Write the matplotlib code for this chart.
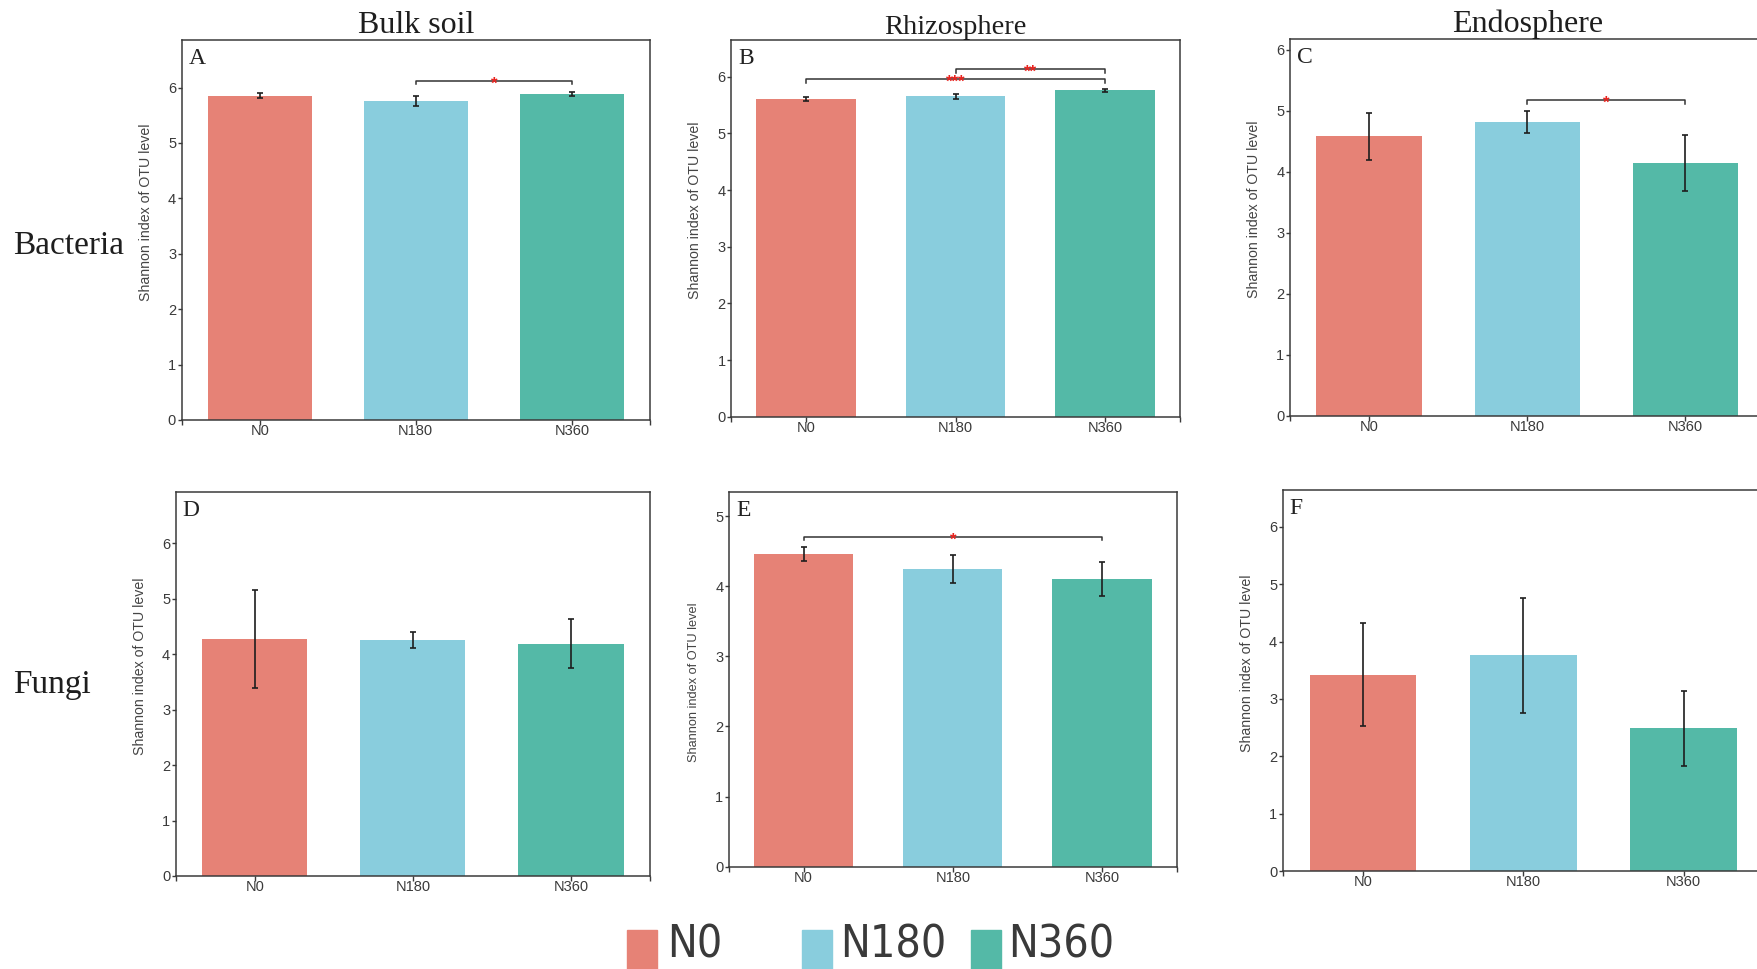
import matplotlib
matplotlib.use("Agg")
import matplotlib.pyplot as plt
from matplotlib import font_manager
from matplotlib.font_manager import FontProperties
from matplotlib.patches import Rectangle

# --- Data ---
groups = ["N0", "N180", "N360"]
colors = ["#E68276", "#89CDDD", "#54B9A7"]

bulk_bact = [5.854, 5.758, 5.884]
bulk_bact_err = [0.04, 0.09, 0.04]
rhizo_bact = [5.606, 5.653, 5.759]
rhizo_bact_err = [0.03, 0.04, 0.02]
endo_bact = [4.58, 4.81, 4.15]
endo_bact_err = [0.39, 0.18, 0.46]

bulk_fungi = [4.28, 4.26, 4.19]
bulk_fungi_err = [0.885, 0.14, 0.44]
rhizo_fungi = [4.46, 4.245, 4.105]
rhizo_fungi_err = [0.10, 0.205, 0.245]
endo_fungi = [3.42, 3.76, 2.49]
endo_fungi_err = [0.895, 1.005, 0.654]

# significance brackets: (from, to, height, label)
sig_A = [(1, 2, 6.125, "*")]
sig_B = [(0, 2, 5.953, "***"), (1, 2, 6.13, "**")]
sig_C = [(1, 2, 5.17, "*")]
sig_E = [(0, 2, 4.705, "*")]

col_titles = ["Bulk soil", "Rhizosphere", "Endosphere"]
row_titles = ["Bacteria", "Fungi"]

# --- Fonts ---
names = {f.name for f in font_manager.fontManager.ttflist}
SANS = "Liberation Sans" if "Liberation Sans" in names else "DejaVu Sans"
SERIF = "Liberation Serif" if "Liberation Serif" in names else "DejaVu Serif"
plt.rcParams["font.family"] = [SANS, "DejaVu Sans"]

# the legend labels use a very narrow face; take a condensed font if one is installed
narrow = [f for f in font_manager.fontManager.ttflist
          if ("Narrow" in f.name or "Condensed" in f.name or "ondensed" in str(f.stretch))
          and f.style == "normal" and f.weight in (400, "normal", "regular")
          and "Serif" not in f.name and "Mono" not in f.name]
if narrow:
    leg_font = FontProperties(fname=narrow[0].fname, size=32)
else:
    leg_font = FontProperties(family=SANS, size=29)

W, H = 1757, 969
fig = plt.figure(figsize=(W / 100, H / 100), dpi=100)

# panel layout: letter, rect, means, errs, sig, ymax, yticks, ylabel y
panels = [
    ("A", [0.1034, 0.5666, 0.2665, 0.3922], bulk_bact, bulk_bact_err, sig_A, 6.86, range(7), 0.546),
    ("B", [0.4161, 0.5700, 0.2555, 0.3888], rhizo_bact, rhizo_bact_err, sig_B, 6.65, range(7), 0.549),
    ("C", [0.7342, 0.5707, 0.2701, 0.3887], endo_bact, endo_bact_err, sig_C, 6.17, range(7), 0.55),
    ("D", [0.1000, 0.0960, 0.2700, 0.3966], bulk_fungi, bulk_fungi_err, [], 6.93, range(7), 0.545),
    ("E", [0.4149, 0.1056, 0.2548, 0.3870], rhizo_fungi, rhizo_fungi_err, sig_E, 5.35, range(6), 0.491),
    ("F", [0.7301, 0.1011, 0.2737, 0.3932], endo_fungi, endo_fungi_err, [], 6.64, range(7), 0.546),
]

SPINE = "#3a3a3a"
x = range(len(groups))

for k, (letter, rect, means, errs, sig, ymax, yt, ylab_y) in enumerate(panels):
    ax = fig.add_axes(rect)
    ax.bar(x, means, width=0.665, color=colors, zorder=2)
    ax.errorbar(x, means, yerr=errs, fmt="none", ecolor="#1e1e1e",
                elinewidth=1.2, capsize=2.0, capthick=1.2, zorder=3)
    ax.set_xlim(-0.5, 2.5)
    ax.set_ylim(0, ymax)
    ax.set_yticks(list(yt))
    ax.set_xticks([-0.5, 0, 1, 2, 2.5])
    ax.set_xticklabels([""] + groups + [""])
    for s in ax.spines.values():
        s.set_color(SPINE)
        s.set_linewidth(1.1)
    ax.tick_params(axis="y", direction="out", length=3, width=1.0, pad=1,
                   labelsize=10.5, colors=SPINE)
    ax.tick_params(axis="x", direction="out", length=3.5, width=1.0, pad=-0.5,
                   labelsize=10.5, colors=SPINE)
    ax.set_ylabel("Shannon index of OTU level", fontsize=10.2 if letter != "E" else 9.2,
                  color="#444444")
    ax.yaxis.set_label_coords(-29 / (rect[2] * W), ylab_y)

    ax.annotate(letter, xy=(0, 1), xycoords="axes fraction", xytext=(7, -8),
                textcoords="offset pixels", ha="left", va="top",
                fontsize=17, family=SERIF, color="#222222")

    drop = 0.055 * ymax / 6.5
    for i, j, yb, lab in sig:
        ax.plot([i, i, j, j], [yb - drop, yb, yb, yb - drop], color="#333333",
                lw=1.1, zorder=4)
        ax.annotate(lab, xy=((i + j) / 2, yb), xytext=(0, -5.5),
                    textcoords="offset points", ha="center", va="baseline",
                    color="#E8231E", fontsize=12, fontweight="bold", zorder=5)

    if k < 3:
        size = 20.5 if k == 1 else 23
        ax.set_title(col_titles[k], family=SERIF, fontsize=size, pad=4,
                     color="#1e1e1e")

# row labels
fig.text(13 / W, 1 - 246 / H, row_titles[0], family=SERIF, fontsize=24,
         ha="left", va="center", color="#1e1e1e")
fig.text(13 / W, 1 - 685 / H, row_titles[1], family=SERIF, fontsize=24,
         ha="left", va="center", color="#1e1e1e")

# legend: squares and big labels
leg_sq_x = [626.7, 801.7, 970.7]
leg_txt_x = [666.7, 840.0, 1008.0]
for c, g, sx, tx in zip(colors, groups, leg_sq_x, leg_txt_x):
    fig.patches.append(Rectangle((sx / W, -0.01), 30 / W, (975 - 930) / H + 0.004,
                                 transform=fig.transFigure, color=c, clip_on=False))
    fig.text(tx / W, 1 - 958 / H, g, fontproperties=leg_font,
             ha="left", va="baseline", color="#3a3a3a")

fig.savefig("out.png", dpi=100)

_Stated problem:_ Omit every picture while copying the listing above exactly.

_Result for this exercise:_
Write the matplotlib code for this chart.
import matplotlib
matplotlib.use("Agg")
import matplotlib.pyplot as plt
from matplotlib import font_manager
from matplotlib.font_manager import FontProperties
from matplotlib.patches import Rectangle

# --- Data ---
groups = ["N0", "N180", "N360"]
colors = ["#E68276", "#89CDDD", "#54B9A7"]

bulk_bact = [5.854, 5.758, 5.884]
bulk_bact_err = [0.04, 0.09, 0.04]
rhizo_bact = [5.606, 5.653, 5.759]
rhizo_bact_err = [0.03, 0.04, 0.02]
endo_bact = [4.58, 4.81, 4.15]
endo_bact_err = [0.39, 0.18, 0.46]

bulk_fungi = [4.28, 4.26, 4.19]
bulk_fungi_err = [0.885, 0.14, 0.44]
rhizo_fungi = [4.46, 4.245, 4.105]
rhizo_fungi_err = [0.10, 0.205, 0.245]
endo_fungi = [3.42, 3.76, 2.49]
endo_fungi_err = [0.895, 1.005, 0.654]

# significance brackets: (from, to, height, label)
sig_A = [(1, 2, 6.125, "*")]
sig_B = [(0, 2, 5.953, "***"), (1, 2, 6.13, "**")]
sig_C = [(1, 2, 5.17, "*")]
sig_E = [(0, 2, 4.705, "*")]

col_titles = ["Bulk soil", "Rhizosphere", "Endosphere"]
row_titles = ["Bacteria", "Fungi"]

# --- Fonts ---
names = {f.name for f in font_manager.fontManager.ttflist}
SANS = "Liberation Sans" if "Liberation Sans" in names else "DejaVu Sans"
SERIF = "Liberation Serif" if "Liberation Serif" in names else "DejaVu Serif"
plt.rcParams["font.family"] = [SANS, "DejaVu Sans"]

# the legend labels use a very narrow face; take a condensed font if one is installed
narrow = [f for f in font_manager.fontManager.ttflist
          if ("Narrow" in f.name or "Condensed" in f.name or "ondensed" in str(f.stretch))
          and f.style == "normal" and f.weight in (400, "normal", "regular")
          and "Serif" not in f.name and "Mono" not in f.name]
if narrow:
    leg_font = FontProperties(fname=narrow[0].fname, size=32)
else:
    leg_font = FontProperties(family=SANS, size=29)

W, H = 1757, 969
fig = plt.figure(figsize=(W / 100, H / 100), dpi=100)

# panel layout: letter, rect, means, errs, sig, ymax, yticks, ylabel y
panels = [
    ("A", [0.1034, 0.5666, 0.2665, 0.3922], bulk_bact, bulk_bact_err, sig_A, 6.86, range(7), 0.546),
    ("B", [0.4161, 0.5700, 0.2555, 0.3888], rhizo_bact, rhizo_bact_err, sig_B, 6.65, range(7), 0.549),
    ("C", [0.7342, 0.5707, 0.2701, 0.3887], endo_bact, endo_bact_err, sig_C, 6.17, range(7), 0.55),
    ("D", [0.1000, 0.0960, 0.2700, 0.3966], bulk_fungi, bulk_fungi_err, [], 6.93, range(7), 0.545),
    ("E", [0.4149, 0.1056, 0.2548, 0.3870], rhizo_fungi, rhizo_fungi_err, sig_E, 5.35, range(6), 0.491),
    ("F", [0.7301, 0.1011, 0.2737, 0.3932], endo_fungi, endo_fungi_err, [], 6.64, range(7), 0.546),
]

SPINE = "#3a3a3a"
x = range(len(groups))

for k, (letter, rect, means, errs, sig, ymax, yt, ylab_y) in enumerate(panels):
    ax = fig.add_axes(rect)
    ax.bar(x, means, width=0.665, color=colors, zorder=2)
    ax.errorbar(x, means, yerr=errs, fmt="none", ecolor="#1e1e1e",
                elinewidth=1.2, capsize=2.0, capthick=1.2, zorder=3)
    ax.set_xlim(-0.5, 2.5)
    ax.set_ylim(0, ymax)
    ax.set_yticks(list(yt))
    ax.set_xticks([-0.5, 0, 1, 2, 2.5])
    ax.set_xticklabels([""] + groups + [""])
    for s in ax.spines.values():
        s.set_color(SPINE)
        s.set_linewidth(1.1)
    ax.tick_params(axis="y", direction="out", length=3, width=1.0, pad=1,
                   labelsize=10.5, colors=SPINE)
    ax.tick_params(axis="x", direction="out", length=3.5, width=1.0, pad=-0.5,
                   labelsize=10.5, colors=SPINE)
    ax.set_ylabel("Shannon index of OTU level", fontsize=10.2 if letter != "E" else 9.2,
                  color="#444444")
    ax.yaxis.set_label_coords(-29 / (rect[2] * W), ylab_y)

    ax.annotate(letter, xy=(0, 1), xycoords="axes fraction", xytext=(7, -8),
                textcoords="offset pixels", ha="left", va="top",
                fontsize=17, family=SERIF, color="#222222")

    drop = 0.055 * ymax / 6.5
    for i, j, yb, lab in sig:
        ax.plot([i, i, j, j], [yb - drop, yb, yb, yb - drop], color="#333333",
                lw=1.1, zorder=4)
        ax.annotate(lab, xy=((i + j) / 2, yb), xytext=(0, -5.5),
                    textcoords="offset points", ha="center", va="baseline",
                    color="#E8231E", fontsize=12, fontweight="bold", zorder=5)

    if k < 3:
        size = 20.5 if k == 1 else 23
        ax.set_title(col_titles[k], family=SERIF, fontsize=size, pad=4,
                     color="#1e1e1e")

# row labels
fig.text(13 / W, 1 - 246 / H, row_titles[0], family=SERIF, fontsize=24,
         ha="left", va="center", color="#1e1e1e")
fig.text(13 / W, 1 - 685 / H, row_titles[1], family=SERIF, fontsize=24,
         ha="left", va="center", color="#1e1e1e")

# legend: squares and big labels
leg_sq_x = [626.7, 801.7, 970.7]
leg_txt_x = [666.7, 840.0, 1008.0]
for c, g, sx, tx in zip(colors, groups, leg_sq_x, leg_txt_x):
    fig.patches.append(Rectangle((sx / W, -0.01), 30 / W, (975 - 930) / H + 0.004,
                                 transform=fig.transFigure, color=c, clip_on=False))
    fig.text(tx / W, 1 - 958 / H, g, fontproperties=leg_font,
             ha="left", va="baseline", color="#3a3a3a")

fig.savefig("out.png", dpi=100)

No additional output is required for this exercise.